**Given task:** Please return nothing but the lines between the line holding "Write the Altair code for this chart." and the line holding "W, H = 1210, 441", both ends included, without the pictures.

**Records supplied:**
※
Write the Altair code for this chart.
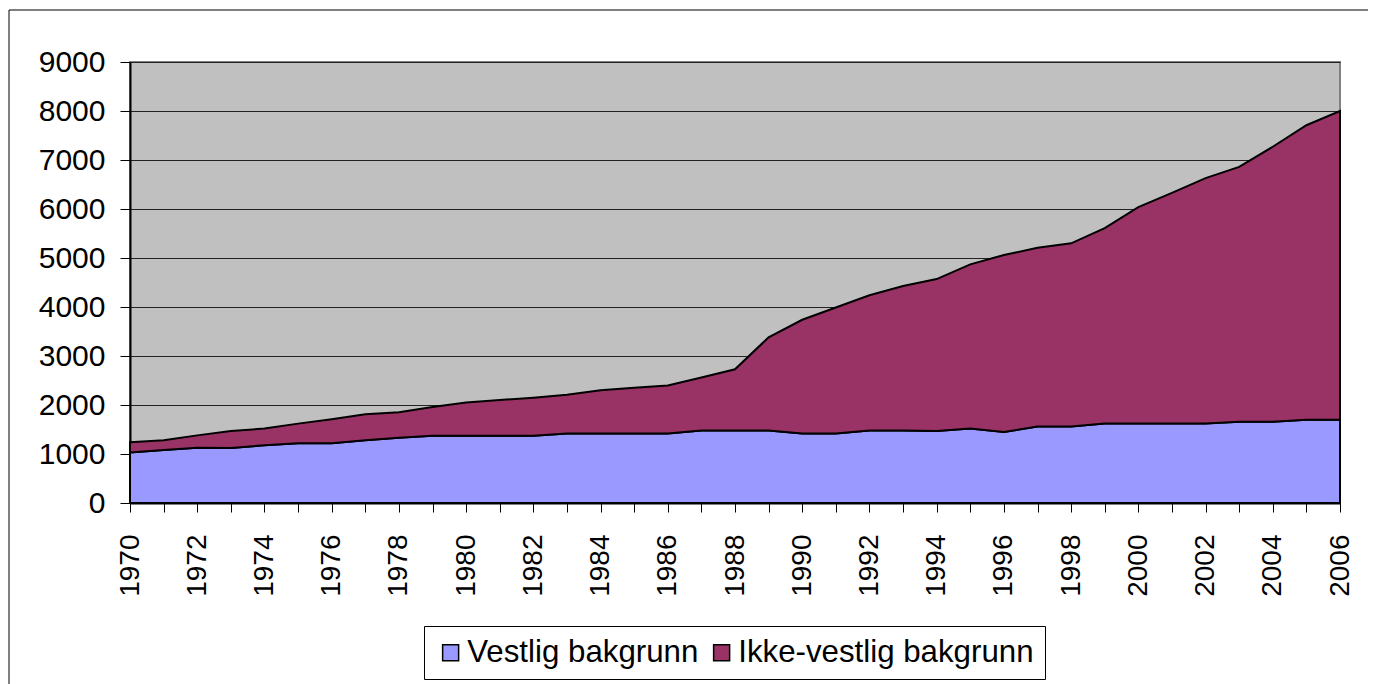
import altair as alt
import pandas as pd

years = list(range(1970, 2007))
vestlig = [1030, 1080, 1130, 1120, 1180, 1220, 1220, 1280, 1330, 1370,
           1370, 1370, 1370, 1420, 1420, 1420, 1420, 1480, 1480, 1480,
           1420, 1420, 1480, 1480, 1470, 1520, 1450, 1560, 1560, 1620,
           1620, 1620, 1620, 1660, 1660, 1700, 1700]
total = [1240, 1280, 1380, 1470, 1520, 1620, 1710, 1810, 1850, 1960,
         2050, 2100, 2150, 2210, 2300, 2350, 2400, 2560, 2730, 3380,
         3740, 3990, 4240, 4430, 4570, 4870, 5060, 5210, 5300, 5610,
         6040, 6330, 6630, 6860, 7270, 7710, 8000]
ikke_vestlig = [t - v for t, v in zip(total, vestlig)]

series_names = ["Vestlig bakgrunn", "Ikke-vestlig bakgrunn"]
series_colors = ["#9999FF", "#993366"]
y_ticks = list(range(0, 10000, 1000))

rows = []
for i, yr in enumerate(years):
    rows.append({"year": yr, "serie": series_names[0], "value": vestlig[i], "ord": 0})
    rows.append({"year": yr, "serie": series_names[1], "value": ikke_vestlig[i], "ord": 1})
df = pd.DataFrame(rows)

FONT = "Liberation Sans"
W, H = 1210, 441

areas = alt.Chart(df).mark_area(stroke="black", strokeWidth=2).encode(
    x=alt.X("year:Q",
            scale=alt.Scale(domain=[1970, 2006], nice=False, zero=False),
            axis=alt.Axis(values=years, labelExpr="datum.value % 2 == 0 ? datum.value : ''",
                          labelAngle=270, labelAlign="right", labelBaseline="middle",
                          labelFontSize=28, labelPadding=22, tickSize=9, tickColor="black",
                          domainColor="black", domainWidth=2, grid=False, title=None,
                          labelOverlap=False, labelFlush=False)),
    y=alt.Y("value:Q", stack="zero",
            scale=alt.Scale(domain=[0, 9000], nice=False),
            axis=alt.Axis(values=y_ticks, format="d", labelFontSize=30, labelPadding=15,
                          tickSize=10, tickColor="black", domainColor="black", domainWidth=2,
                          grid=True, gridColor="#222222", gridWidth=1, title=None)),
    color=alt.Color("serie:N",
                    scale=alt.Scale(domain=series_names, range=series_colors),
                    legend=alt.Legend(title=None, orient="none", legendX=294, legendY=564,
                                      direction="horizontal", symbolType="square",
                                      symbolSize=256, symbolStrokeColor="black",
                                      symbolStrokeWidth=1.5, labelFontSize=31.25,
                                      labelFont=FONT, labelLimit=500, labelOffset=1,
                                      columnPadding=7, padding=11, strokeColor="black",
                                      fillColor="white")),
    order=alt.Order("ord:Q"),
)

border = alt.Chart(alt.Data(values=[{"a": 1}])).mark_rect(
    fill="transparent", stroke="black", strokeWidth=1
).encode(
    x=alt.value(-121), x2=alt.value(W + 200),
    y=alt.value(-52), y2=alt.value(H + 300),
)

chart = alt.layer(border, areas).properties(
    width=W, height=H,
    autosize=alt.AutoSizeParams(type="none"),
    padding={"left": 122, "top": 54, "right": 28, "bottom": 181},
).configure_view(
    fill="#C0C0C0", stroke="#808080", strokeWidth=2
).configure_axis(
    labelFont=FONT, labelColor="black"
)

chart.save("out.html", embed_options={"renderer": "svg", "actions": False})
※
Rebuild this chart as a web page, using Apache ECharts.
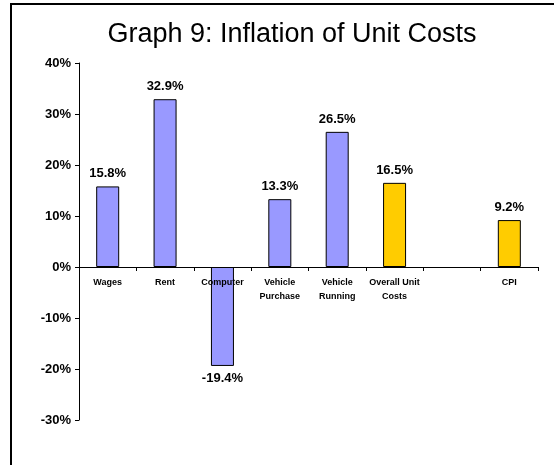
※
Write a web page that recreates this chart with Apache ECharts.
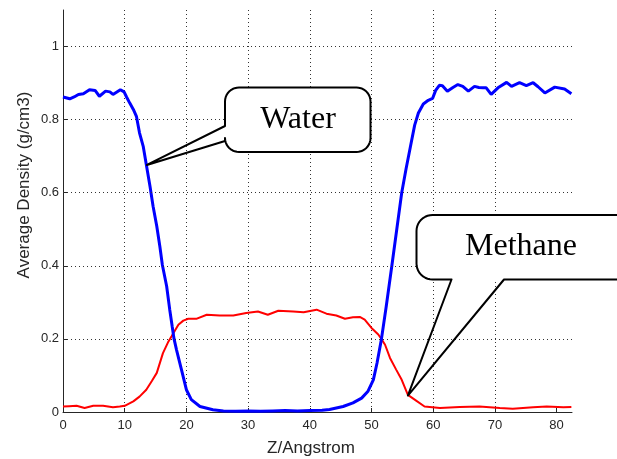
※
**Expected answer:**
Write the Altair code for this chart.
import altair as alt
import pandas as pd

years = list(range(1970, 2007))
vestlig = [1030, 1080, 1130, 1120, 1180, 1220, 1220, 1280, 1330, 1370,
           1370, 1370, 1370, 1420, 1420, 1420, 1420, 1480, 1480, 1480,
           1420, 1420, 1480, 1480, 1470, 1520, 1450, 1560, 1560, 1620,
           1620, 1620, 1620, 1660, 1660, 1700, 1700]
total = [1240, 1280, 1380, 1470, 1520, 1620, 1710, 1810, 1850, 1960,
         2050, 2100, 2150, 2210, 2300, 2350, 2400, 2560, 2730, 3380,
         3740, 3990, 4240, 4430, 4570, 4870, 5060, 5210, 5300, 5610,
         6040, 6330, 6630, 6860, 7270, 7710, 8000]
ikke_vestlig = [t - v for t, v in zip(total, vestlig)]

series_names = ["Vestlig bakgrunn", "Ikke-vestlig bakgrunn"]
series_colors = ["#9999FF", "#993366"]
y_ticks = list(range(0, 10000, 1000))

rows = []
for i, yr in enumerate(years):
    rows.append({"year": yr, "serie": series_names[0], "value": vestlig[i], "ord": 0})
    rows.append({"year": yr, "serie": series_names[1], "value": ikke_vestlig[i], "ord": 1})
df = pd.DataFrame(rows)

FONT = "Liberation Sans"
W, H = 1210, 441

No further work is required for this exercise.